И, наконец, последнее – расстрел Белого дома. Да, стреляли, 12 выстрелов, все считается, все задокументировано. Действительно, 12. Это очень много. Но мне не дает покоя одна мысль – нам говорили, что в Белом доме тогда было три тысячи человек, и объявляют, что погибло не то 500, не то 700 из них. Как мы можем это проверить? В Белом доме на момент обстрела было 658 депутатов. То есть примерно пятая часть от общего количества в три тысячи человек. И эти депутаты, которые, как они нам сами рассказывают, были в первых рядах защитников, и по ним велся прицельный огонь. Как так получилось, что ни один из них не получил ни одного ранения?

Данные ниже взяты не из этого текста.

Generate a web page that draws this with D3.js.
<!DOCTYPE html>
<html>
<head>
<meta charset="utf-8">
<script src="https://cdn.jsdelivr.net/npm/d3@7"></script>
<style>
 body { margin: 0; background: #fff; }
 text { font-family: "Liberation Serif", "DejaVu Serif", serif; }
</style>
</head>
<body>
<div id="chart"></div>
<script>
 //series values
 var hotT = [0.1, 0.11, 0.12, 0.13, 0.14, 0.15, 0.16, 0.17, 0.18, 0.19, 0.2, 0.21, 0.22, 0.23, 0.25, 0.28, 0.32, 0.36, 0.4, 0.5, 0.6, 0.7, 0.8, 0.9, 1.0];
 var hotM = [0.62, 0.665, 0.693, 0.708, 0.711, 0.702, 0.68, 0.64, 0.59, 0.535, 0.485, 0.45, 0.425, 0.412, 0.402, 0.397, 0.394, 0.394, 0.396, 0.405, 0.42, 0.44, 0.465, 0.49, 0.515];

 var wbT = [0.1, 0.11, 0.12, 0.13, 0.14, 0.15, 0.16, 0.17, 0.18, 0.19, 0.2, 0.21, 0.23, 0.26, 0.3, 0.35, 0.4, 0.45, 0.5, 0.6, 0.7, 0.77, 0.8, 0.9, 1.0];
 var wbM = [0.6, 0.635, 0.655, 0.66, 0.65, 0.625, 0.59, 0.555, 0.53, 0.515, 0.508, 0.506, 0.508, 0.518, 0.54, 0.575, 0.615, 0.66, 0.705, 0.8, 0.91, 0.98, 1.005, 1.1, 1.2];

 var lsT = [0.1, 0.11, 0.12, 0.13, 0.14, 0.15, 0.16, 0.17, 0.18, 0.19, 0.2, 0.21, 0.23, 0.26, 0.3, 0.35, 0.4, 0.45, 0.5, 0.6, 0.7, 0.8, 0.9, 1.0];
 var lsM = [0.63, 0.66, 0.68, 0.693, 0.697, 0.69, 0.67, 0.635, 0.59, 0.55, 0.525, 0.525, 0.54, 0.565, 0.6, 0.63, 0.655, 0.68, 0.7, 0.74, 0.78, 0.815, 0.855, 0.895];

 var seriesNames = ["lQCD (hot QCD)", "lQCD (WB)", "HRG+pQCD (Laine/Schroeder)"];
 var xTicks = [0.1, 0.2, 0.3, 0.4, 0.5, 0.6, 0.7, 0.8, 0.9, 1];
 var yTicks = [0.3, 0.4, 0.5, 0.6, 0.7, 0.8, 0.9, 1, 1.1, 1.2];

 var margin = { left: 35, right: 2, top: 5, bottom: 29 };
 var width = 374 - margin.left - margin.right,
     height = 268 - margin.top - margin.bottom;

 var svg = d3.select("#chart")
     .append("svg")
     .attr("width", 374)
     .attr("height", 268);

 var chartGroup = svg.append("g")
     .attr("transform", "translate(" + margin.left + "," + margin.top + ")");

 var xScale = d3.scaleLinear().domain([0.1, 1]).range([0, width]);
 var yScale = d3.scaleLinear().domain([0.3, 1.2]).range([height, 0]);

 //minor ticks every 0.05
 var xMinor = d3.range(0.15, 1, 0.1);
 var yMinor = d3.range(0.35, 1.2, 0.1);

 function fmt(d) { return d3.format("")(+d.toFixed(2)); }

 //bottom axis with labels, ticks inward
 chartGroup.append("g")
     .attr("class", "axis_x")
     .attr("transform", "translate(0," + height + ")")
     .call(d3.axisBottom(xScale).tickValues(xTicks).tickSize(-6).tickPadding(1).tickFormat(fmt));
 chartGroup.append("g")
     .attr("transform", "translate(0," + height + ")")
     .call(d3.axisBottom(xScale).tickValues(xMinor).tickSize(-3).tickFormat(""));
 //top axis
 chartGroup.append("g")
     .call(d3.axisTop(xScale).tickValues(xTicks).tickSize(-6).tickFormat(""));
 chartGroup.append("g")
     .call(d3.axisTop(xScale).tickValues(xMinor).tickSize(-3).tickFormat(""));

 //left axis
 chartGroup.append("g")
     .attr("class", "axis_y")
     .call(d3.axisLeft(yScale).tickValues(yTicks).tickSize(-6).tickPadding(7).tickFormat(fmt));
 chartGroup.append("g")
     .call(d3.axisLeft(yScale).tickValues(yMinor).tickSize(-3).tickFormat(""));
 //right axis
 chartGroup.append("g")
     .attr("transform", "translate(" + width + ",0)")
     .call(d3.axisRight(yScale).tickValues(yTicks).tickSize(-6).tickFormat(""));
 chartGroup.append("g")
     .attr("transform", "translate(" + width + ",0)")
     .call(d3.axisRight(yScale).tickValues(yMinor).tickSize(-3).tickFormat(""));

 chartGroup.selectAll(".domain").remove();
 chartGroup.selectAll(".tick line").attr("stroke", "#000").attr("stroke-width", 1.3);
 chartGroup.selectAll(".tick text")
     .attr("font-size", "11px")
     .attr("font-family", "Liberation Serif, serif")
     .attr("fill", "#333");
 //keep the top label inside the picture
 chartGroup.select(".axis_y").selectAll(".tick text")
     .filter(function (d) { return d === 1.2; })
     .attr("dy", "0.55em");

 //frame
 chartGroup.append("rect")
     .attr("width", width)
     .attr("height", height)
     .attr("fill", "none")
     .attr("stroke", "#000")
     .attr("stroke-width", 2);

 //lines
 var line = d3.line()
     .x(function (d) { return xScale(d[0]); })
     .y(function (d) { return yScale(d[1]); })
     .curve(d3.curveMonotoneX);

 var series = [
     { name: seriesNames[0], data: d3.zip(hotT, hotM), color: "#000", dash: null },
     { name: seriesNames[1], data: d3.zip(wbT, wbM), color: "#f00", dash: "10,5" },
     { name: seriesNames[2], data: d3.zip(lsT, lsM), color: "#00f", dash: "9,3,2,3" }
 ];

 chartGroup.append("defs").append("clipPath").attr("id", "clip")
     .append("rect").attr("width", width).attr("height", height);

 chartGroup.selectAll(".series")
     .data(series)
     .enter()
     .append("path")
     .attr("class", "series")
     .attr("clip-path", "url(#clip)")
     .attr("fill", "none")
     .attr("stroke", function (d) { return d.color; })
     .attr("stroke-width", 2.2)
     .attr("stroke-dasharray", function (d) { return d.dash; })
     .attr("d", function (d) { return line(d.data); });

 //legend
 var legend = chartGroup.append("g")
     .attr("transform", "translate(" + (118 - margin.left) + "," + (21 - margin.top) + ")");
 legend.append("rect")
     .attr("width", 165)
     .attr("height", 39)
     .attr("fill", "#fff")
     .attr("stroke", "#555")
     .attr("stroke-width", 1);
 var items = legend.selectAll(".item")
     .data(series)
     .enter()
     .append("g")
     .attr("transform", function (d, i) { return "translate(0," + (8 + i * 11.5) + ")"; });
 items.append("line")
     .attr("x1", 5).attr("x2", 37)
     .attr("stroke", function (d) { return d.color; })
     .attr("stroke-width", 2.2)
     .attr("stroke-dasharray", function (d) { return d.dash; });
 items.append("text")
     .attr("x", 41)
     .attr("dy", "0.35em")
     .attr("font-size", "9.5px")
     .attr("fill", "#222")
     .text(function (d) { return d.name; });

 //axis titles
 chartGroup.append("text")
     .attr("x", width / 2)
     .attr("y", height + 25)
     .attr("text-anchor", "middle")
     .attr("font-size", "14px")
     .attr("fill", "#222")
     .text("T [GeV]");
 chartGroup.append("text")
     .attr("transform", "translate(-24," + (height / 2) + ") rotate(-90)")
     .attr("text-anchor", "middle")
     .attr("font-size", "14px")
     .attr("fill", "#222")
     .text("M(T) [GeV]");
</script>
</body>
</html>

Если там была такая резня, то и они должны были понести потери – то есть если из трех тысяч погибла пятая часть, то и из них тоже должна была погибнуть примерно пятая часть. Если погибло 700 человек, примерно 140 из них должны были быть депутатами. Если 500 – то 100. 40 из 200, 20 из 100. Что-то не складывается в этой арифметике…
Политически, на мой взгляд, исторически оказался прав Ельцин и его сторона – президентская. Хотя, конечно, это была гражданская война, а на ней не бывает правых и виноватых. Кто был прав, как пел Окуджава, «на той единственной Гражданской» – белые, красные, а может, махновцы? У меня на это ответа нет.

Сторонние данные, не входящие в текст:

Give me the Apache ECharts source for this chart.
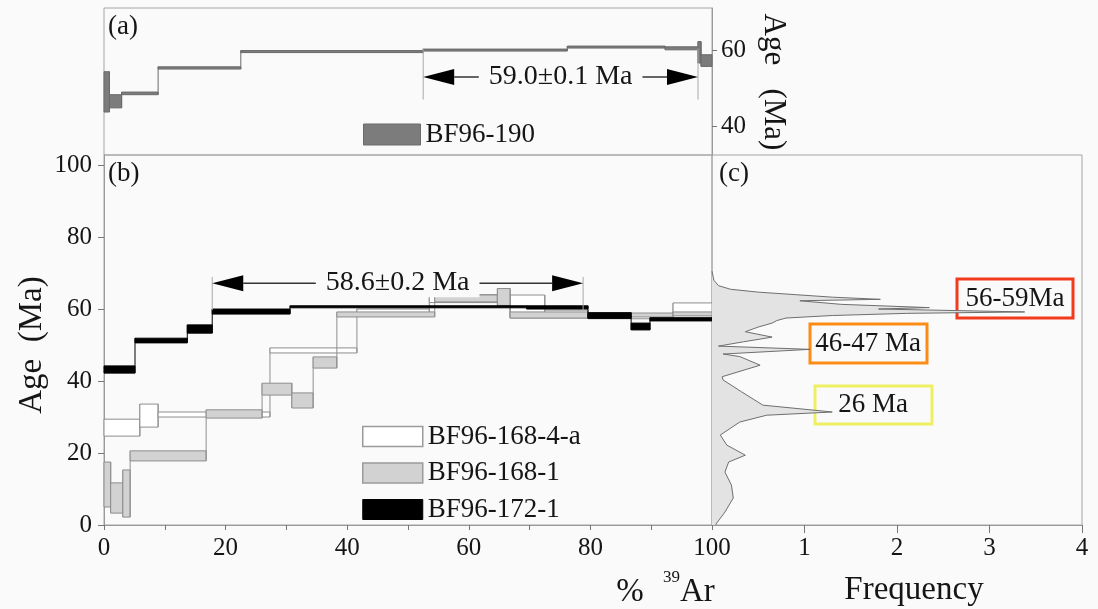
<!DOCTYPE html>
<html>
<head>
<meta charset="utf-8">
<title>Ar-Ar age spectra</title>
<script src="https://cdn.jsdelivr.net/npm/echarts@6/dist/echarts.min.js"></script>
<style>
  html, body { margin: 0; padding: 0; background: #fafafa; }
  #main { width: 1098px; height: 609px; }
</style>
</head>
<body>
<div id="main"></div>
<script>
// age spectra steps: [start %39Ar, end %39Ar, age low (Ma), age high (Ma)]
const bf96_190 = [
  [0, 0.9, 43.7, 54.4],
  [0.9, 2.9, 44.8, 48.3],
  [2.9, 8.9, 48.3, 49.0],
  [8.9, 22.5, 55.1, 55.7],
  [22.5, 52.5, 59.5, 60.0],
  [52.5, 76.2, 59.9, 60.4],
  [76.2, 92.3, 60.8, 61.2],
  [92.3, 97.7, 60.2, 61.0],
  [97.7, 98.2, 56.7, 62.4],
  [98.2, 100, 55.8, 58.9]
];
const bf96_168_4a = [
  [0, 5.9, 24.7, 29.4],
  [5.9, 8.9, 27.2, 33.6],
  [8.9, 27.3, 30.0, 31.4],
  [27.3, 41.6, 47.8, 49.2],
  [41.6, 53.5, 58.0, 60.0],
  [53.5, 66.8, 61.8, 64.0],
  [66.8, 72.5, 57.5, 63.9],
  [72.5, 79.6, 57.5, 59.7],
  [79.6, 93.6, 57.3, 58.6],
  [93.6, 100, 58.9, 61.7]
];
const bf96_168_1 = [
  [0, 1.1, 5.0, 17.5],
  [1.1, 3.1, 3.3, 11.7],
  [3.1, 4.3, 2.2, 15.3],
  [4.3, 16.8, 17.8, 20.6],
  [16.8, 26.0, 29.7, 32.0],
  [26.0, 30.9, 36.1, 39.4],
  [30.9, 34.4, 32.5, 36.7],
  [34.4, 38.3, 43.6, 46.7],
  [38.3, 54.4, 57.8, 59.2],
  [54.4, 64.7, 62.0, 63.9],
  [64.7, 66.8, 61.0, 65.7],
  [66.8, 79.6, 57.5, 59.2],
  [79.6, 93.6, 57.8, 58.9],
  [93.6, 100, 58.1, 59.2]
];
const bf96_172_1 = [
  [0, 5.1, 42.2, 44.2],
  [5.1, 13.7, 50.6, 51.9],
  [13.7, 17.8, 53.3, 55.6],
  [17.8, 30.6, 58.6, 60.0],
  [30.6, 69.5, 60.5, 60.9],
  [69.5, 79.6, 60.0, 60.9],
  [79.6, 86.7, 57.4, 59.0],
  [86.7, 89.8, 54.2, 56.1],
  [89.8, 100, 56.7, 57.6]
];

// plateau ranges (% 39Ar) and their ages
const plateauA = [52.5, 97.7];
const plateauB = [17.8, 78.8];
const plateauTextA = '59.0±0.1 Ma';
const plateauTextB = '58.6±0.2 Ma';

// relative probability curve, panel (c)
const freqAge = [70.5, 68, 66.5, 65.5, 64.7, 64.0, 63.3, 62.7, 62.3, 61.3, 60.4, 60.0, 59.2, 58.8,
  58.2, 57.5, 56.8, 56.1, 55.0, 53.7, 52.2, 50.9, 49.7, 48.8, 47.5, 46.8, 44.4, 41.2, 40.3, 37.0,
  33.3, 31.4, 30.5, 28.6, 25.0, 22.2, 19.4, 17.5, 14.7, 11.1, 7.5, 3.6, 0.5, 0];
const freqValue = [0, 0.02, 0.07, 0.2, 0.5, 0.9, 1.3, 1.82, 0.95, 1.4, 2.35, 1.8, 3.38, 2.1,
  1.3, 0.8, 0.7, 0.65, 0.5, 0.36, 0.65, 0.34, 0.07, 1.06, 0.12, 0.3, 0.52, 0.11, 0.12, 0.32,
  0.55, 1.3, 0.59, 0.3, 0.09, 0.16, 0.36, 0.18, 0.14, 0.21, 0.23, 0.14, 0.05, 0.04];

// ticks
const pctTicks = [0, 10, 20, 30, 40, 50, 60, 70, 80, 90, 100];
const pctLabels = [0, 20, 40, 60, 80, 100];
const ageTicks = [0, 20, 40, 60, 80, 100];
const ageTicksTop = [40, 60];
const freqTicks = [1, 2, 3, 4];

const FONT = 'Liberation Serif';
const INK = '#151515';
const BG = '#fafafa';

// one rectangle per heating step, joined to the previous step by a vertical line
function stepRenderer(steps, fill, stroke, minH) {
  return function (params, api) {
    const s = steps[params.dataIndex];
    const tl = api.coord([s[0], s[3]]);
    const br = api.coord([s[1], s[2]]);
    const h = Math.max(br[1] - tl[1], minH);
    const children = [];
    const prev = steps[params.dataIndex - 1];
    if (prev) {
      const a = api.coord([s[0], Math.max(prev[3], s[3])]);
      const b = api.coord([s[0], Math.min(prev[2], s[2])]);
      children.push({
        type: 'line',
        shape: { x1: a[0], y1: a[1], x2: b[0], y2: b[1] },
        style: { stroke: stroke, lineWidth: 1 }
      });
    }
    children.push({
      type: 'rect',
      shape: { x: tl[0], y: tl[1], width: br[0] - tl[0], height: h },
      style: { fill: fill, stroke: stroke, lineWidth: 1 }
    });
    return { type: 'group', children: children };
  };
}

// double-headed plateau arrow with its age label
function arrowRenderer(range, level, guide, text) {
  return function (params, api) {
    const L = api.coord([range[0], level]);
    const R = api.coord([range[1], level]);
    const gTop = api.coord([range[0], guide[0]])[1];
    const gBot = api.coord([range[0], guide[1]])[1];
    const y = L[1], len = 31, hw = 8;
    return {
      type: 'group',
      children: [
        { type: 'line', shape: { x1: L[0], y1: gTop, x2: L[0], y2: gBot }, style: { stroke: '#a8a8a8', lineWidth: 1 } },
        { type: 'line', shape: { x1: R[0], y1: gTop, x2: R[0], y2: gBot }, style: { stroke: '#a8a8a8', lineWidth: 1 } },
        { type: 'line', shape: { x1: L[0] + len, y1: y, x2: R[0] - len, y2: y }, style: { stroke: '#333', lineWidth: 1.5 } },
        { type: 'polygon', shape: { points: [[L[0], y], [L[0] + len, y - hw], [L[0] + len, y + hw]] }, style: { fill: '#000' } },
        { type: 'polygon', shape: { points: [[R[0], y], [R[0] - len, y - hw], [R[0] - len, y + hw]] }, style: { fill: '#000' } },
        {
          type: 'text',
          style: {
            text: text, x: (L[0] + R[0]) / 2, y: y, align: 'center', verticalAlign: 'middle',
            fontSize: 28, fontFamily: FONT, fill: INK, backgroundColor: BG, padding: [0, 10]
          }
        }
      ]
    };
  };
}

function freqRenderer(params, api) {
  if (params.dataIndex !== 0) return null;
  const pts = freqAge.map((a, i) => api.coord([freqValue[i], a]));
  const area = pts.concat([api.coord([0, freqAge[freqAge.length - 1]]), api.coord([0, freqAge[0]])]);
  return {
    type: 'group',
    children: [
      { type: 'polygon', shape: { points: area }, style: { fill: '#e3e3e3' } },
      { type: 'polyline', shape: { points: pts }, style: { stroke: '#6e6e6e', lineWidth: 1, fill: null } }
    ]
  };
}

const axisLineStyle = { show: true, onZero: false, lineStyle: { color: '#9a9a9a', width: 1 } };
const labelStyle = { fontSize: 25, fontFamily: FONT, color: INK };

const option = {
  backgroundColor: BG,
  animation: false,
  grid: [
    { left: 104, top: 8, width: 608, height: 147, show: true, borderColor: '#a4a4a4', backgroundColor: 'transparent' },
    { left: 104, top: 155, width: 608, height: 370, show: true, borderColor: '#a4a4a4', backgroundColor: 'transparent' },
    { left: 712, top: 155, width: 370, height: 370, show: true, borderColor: '#a4a4a4', backgroundColor: 'transparent' }
  ],
  xAxis: [
    { gridIndex: 0, type: 'value', min: 0, max: 100, show: false },
    {
      gridIndex: 1, type: 'value', min: 0, max: 100,
      axisLine: axisLineStyle,
      axisTick: { inside: false, customValues: pctTicks, length: 5, lineStyle: { color: '#777' } },
      axisLabel: Object.assign({ customValues: pctLabels, margin: 11 }, labelStyle),
      splitLine: { show: false }
    },
    {
      gridIndex: 2, type: 'value', min: 0, max: 4,
      axisLine: axisLineStyle,
      axisTick: { inside: false, customValues: freqTicks, length: 8, lineStyle: { color: '#777' } },
      axisLabel: Object.assign({ customValues: freqTicks, margin: 11 }, labelStyle),
      splitLine: { show: false }
    }
  ],
  yAxis: [
    {
      gridIndex: 0, type: 'value', position: 'right', min: 32.3, max: 71.3,
      axisLine: axisLineStyle,
      axisTick: { inside: false, customValues: ageTicksTop, length: 5, lineStyle: { color: '#777' } },
      axisLabel: Object.assign({ customValues: ageTicksTop, margin: 9 }, labelStyle),
      splitLine: { show: false }
    },
    {
      gridIndex: 1, type: 'value', min: 0, max: 102.8,
      axisLine: axisLineStyle,
      axisTick: { inside: false, customValues: ageTicks, length: 6, lineStyle: { color: '#777' } },
      axisLabel: Object.assign({ customValues: ageTicks, margin: 12 }, labelStyle),
      splitLine: { show: false }
    },
    { gridIndex: 2, type: 'value', min: 0, max: 102.8, show: false }
  ],
  legend: [
    {
      left: 358, top: 116, itemWidth: 57, itemHeight: 21, selectedMode: false,
      textStyle: { fontSize: 27, fontFamily: FONT, color: INK, lineHeight: 21 },
      data: [{ name: 'BF96-190', icon: 'rect', itemStyle: { color: '#7c7c7c', borderColor: '#6a6a6a', borderWidth: 1 } }]
    },
    {
      left: 357, top: 418, orient: 'vertical', itemWidth: 60, itemHeight: 20, itemGap: 9.5, selectedMode: false,
      textStyle: { fontSize: 27, fontFamily: FONT, color: INK, lineHeight: 20 },
      data: [
        { name: 'BF96-168-4-a', icon: 'rect', itemStyle: { color: '#ffffff', borderColor: '#9a9a9a', borderWidth: 1.5 } },
        { name: 'BF96-168-1', icon: 'rect', itemStyle: { color: '#d2d2d2', borderColor: '#9a9a9a', borderWidth: 1.5 } },
        { name: 'BF96-172-1', icon: 'rect', itemStyle: { color: '#000000', borderColor: '#000000', borderWidth: 1 } }
      ]
    }
  ],
  series: [
    {
      name: 'BF96-190', type: 'custom', xAxisIndex: 0, yAxisIndex: 0,
      itemStyle: { color: '#7c7c7c' },
      renderItem: stepRenderer(bf96_190, '#7c7c7c', '#6a6a6a', 2),
      encode: { x: [0, 1], y: [2, 3] }, data: bf96_190
    },
    {
      type: 'custom', xAxisIndex: 0, yAxisIndex: 0, silent: true,
      renderItem: arrowRenderer(plateauA, 53.0, [60.6, 47.0], plateauTextA),
      encode: { x: [0, 1] }, data: [plateauA]
    },
    {
      name: 'BF96-168-4-a', type: 'custom', xAxisIndex: 1, yAxisIndex: 1,
      itemStyle: { color: '#ffffff' },
      renderItem: stepRenderer(bf96_168_4a, '#ffffff', '#8e8e8e', 1.5),
      encode: { x: [0, 1], y: [2, 3] }, data: bf96_168_4a
    },
    {
      name: 'BF96-168-1', type: 'custom', xAxisIndex: 1, yAxisIndex: 1,
      itemStyle: { color: '#d2d2d2' },
      renderItem: stepRenderer(bf96_168_1, '#d2d2d2', '#8e8e8e', 1.5),
      encode: { x: [0, 1], y: [2, 3] }, data: bf96_168_1
    },
    {
      name: 'BF96-172-1', type: 'custom', xAxisIndex: 1, yAxisIndex: 1,
      itemStyle: { color: '#000000' },
      renderItem: stepRenderer(bf96_172_1, '#000000', '#000000', 2),
      encode: { x: [0, 1], y: [2, 3] }, data: bf96_172_1
    },
    {
      type: 'custom', xAxisIndex: 1, yAxisIndex: 1, silent: true,
      renderItem: arrowRenderer(plateauB, 67.2, [68.9, 59.7], plateauTextB),
      encode: { x: [0, 1] }, data: [plateauB]
    },
    {
      type: 'custom', xAxisIndex: 2, yAxisIndex: 2, silent: true,
      renderItem: freqRenderer,
      encode: { x: 0, y: 1 },
      data: freqAge.map((a, i) => [freqValue[i], a])
    }
  ],
  graphic: [
    { type: 'text', left: 108, top: 13, style: { text: '(a)', fontSize: 27, fontFamily: FONT, fill: INK } },
    { type: 'text', left: 108, top: 160, style: { text: '(b)', fontSize: 27, fontFamily: FONT, fill: INK } },
    { type: 'text', left: 719, top: 160, style: { text: '(c)', fontSize: 27, fontFamily: FONT, fill: INK } },
    {
      type: 'text', x: 773, y: 82, rotation: -Math.PI / 2,
      style: { text: 'Age   (Ma)', fontSize: 31, fontFamily: FONT, fill: INK, textAlign: 'center', textVerticalAlign: 'middle' }
    },
    {
      type: 'text', x: 32, y: 345, rotation: Math.PI / 2,
      style: { text: 'Age  (Ma)', fontSize: 33, fontFamily: FONT, fill: INK, textAlign: 'center', textVerticalAlign: 'middle' }
    },
    { type: 'text', x: 630, y: 592, style: { text: '%', fontSize: 33, fontFamily: FONT, fill: INK, textAlign: 'center', textVerticalAlign: 'middle' } },
    { type: 'text', x: 663, y: 578, style: { text: '39', fontSize: 17, fontFamily: FONT, fill: INK, textAlign: 'left', textVerticalAlign: 'middle' } },
    { type: 'text', x: 680, y: 592, style: { text: 'Ar', fontSize: 33, fontFamily: FONT, fill: INK, textAlign: 'left', textVerticalAlign: 'middle' } },
    { type: 'text', x: 914, y: 590, style: { text: 'Frequency', fontSize: 33, fontFamily: FONT, fill: INK, textAlign: 'center', textVerticalAlign: 'middle' } },
    { type: 'rect', shape: { x: 957, y: 279, width: 116, height: 39 }, style: { fill: 'transparent', stroke: '#f23a1c', lineWidth: 3 } },
    { type: 'text', x: 1015, y: 299, style: { text: '56-59Ma', fontSize: 27, fontFamily: FONT, fill: INK, textAlign: 'center', textVerticalAlign: 'middle' } },
    { type: 'rect', shape: { x: 810, y: 324, width: 117, height: 39 }, style: { fill: 'transparent', stroke: '#fb8c16', lineWidth: 3 } },
    { type: 'text', x: 868, y: 344, style: { text: '46-47 Ma', fontSize: 27, fontFamily: FONT, fill: INK, textAlign: 'center', textVerticalAlign: 'middle' } },
    { type: 'rect', shape: { x: 815, y: 386, width: 117, height: 38 }, style: { fill: 'transparent', stroke: '#eef062', lineWidth: 3 } },
    { type: 'text', x: 873, y: 405, style: { text: '26 Ma', fontSize: 27, fontFamily: FONT, fill: INK, textAlign: 'center', textVerticalAlign: 'middle' } }
  ]
};

const chart = echarts.init(document.getElementById('main'));
chart.setOption(option);
</script>
</body>
</html>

Кстати, в свое время отдельной книгой была выпущена полная (!) стенограмма переговоров, которые шли под покровительством Патриарха. Согласно ей, по договоренности, 2 октября (это вечером, баррикады на Смоленке) включили свет в Белом доме, дали воду, пропустили огромную группу журналистов. Их пропустил ОМОН, который блокировал Белый дом. То есть казалось, что начинается движение, пошли договоренности. И что происходит дальше? Вечером баррикады на Смоленской, днем демонстранты прорываются к Белому дому, а затем к Останкино. Возьмите, почитайте. Это чтение полезное в любом случае. Еще раз повторю, в гражданской войне, кусочек которой, на мой взгляд, мы наблюдали в Москве, не бывает среди руководителей правых и виноватых.
Противостояние 93-го года – системный конфликт, причем даже более, чем верхушечное противостояние «парламент – президент». Это история столкновения интересов различных политических структур и партий, которые представляли различные интересы различных слоев населения. Прямое противостояние президента и парламента – лишь внешнее проявление этого конфликта. Может быть, очень жесткое проявление. Это – продолжение революции, попытка Термидора, контрреволюционного мятежа. И в других странах в другие эпохи было то же самое. Это, конечно, не простое столкновение амбиций отдельных личностей.